A minority of two staff reps did not support the budget. They point to the fact that it will mean staff layoffs in spite of projected profits for the university next year: Management expects a DKK 57 million surplus, but 200 employees are still to lose their jobs.
The Board is the highest authority of the university, and not only approves the budget but makes out guidelines for its organisation, long-term activities and development.
Quoted on KUnet, chairman Nils Strandberg Pedersen argued vehemently for the cutbacks.
»It is not rational to sit around and wait for the catastrophe. We will get a university in dissolution if we have to make the cuts later. Most of the cuts are structural adjustments. They are to be made no matter what it is on the bottom line,« he argued.
»We should not close our eyes to the reality that we will face in the coming years. What is the purpose of postponing the cutbacks one year?«.
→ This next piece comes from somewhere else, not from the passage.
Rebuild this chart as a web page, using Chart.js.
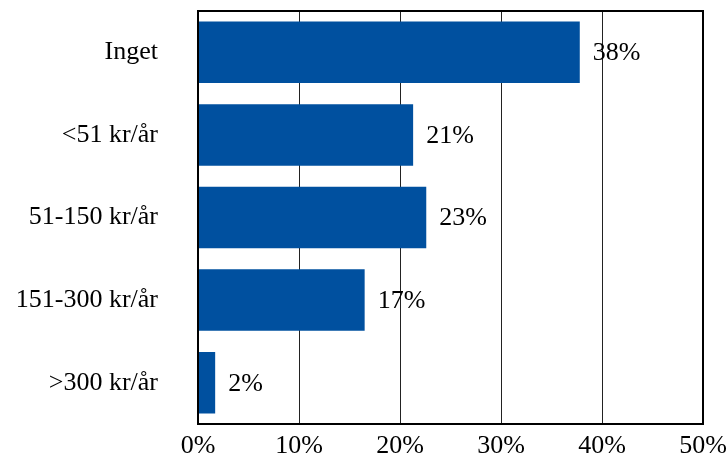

Although the members of the Board were clearly split, the Board agreed on three fundamental issues, according to Nils Strandberg Pedersen:
The layoffs should not affect teaching; administration should be made more effective as a result of government cutbacks in funding; and changes to the university structure were necessary to ensure that the number of students and expenses of each subject were aligned, he explained
Rector Ralf Hemmingsen emphasised that keeping teaching out of the cutback plan would not just mean that the cuts would be moved on to another area.
A minority consisting of Ingrid Kryhlmand and Professor Niels Kærgård refused to give the budget their approval.
Ingrid Kryhlmand, representing administrative personnel, had proposed waiting for a final decision 17 December, giving board members time to weigh up the consequences of what they were deciding.
Niels Kærgård, representing academics, feared the longer-term consequences. He found it hard to see how the cuts would be implemented in practice, he said.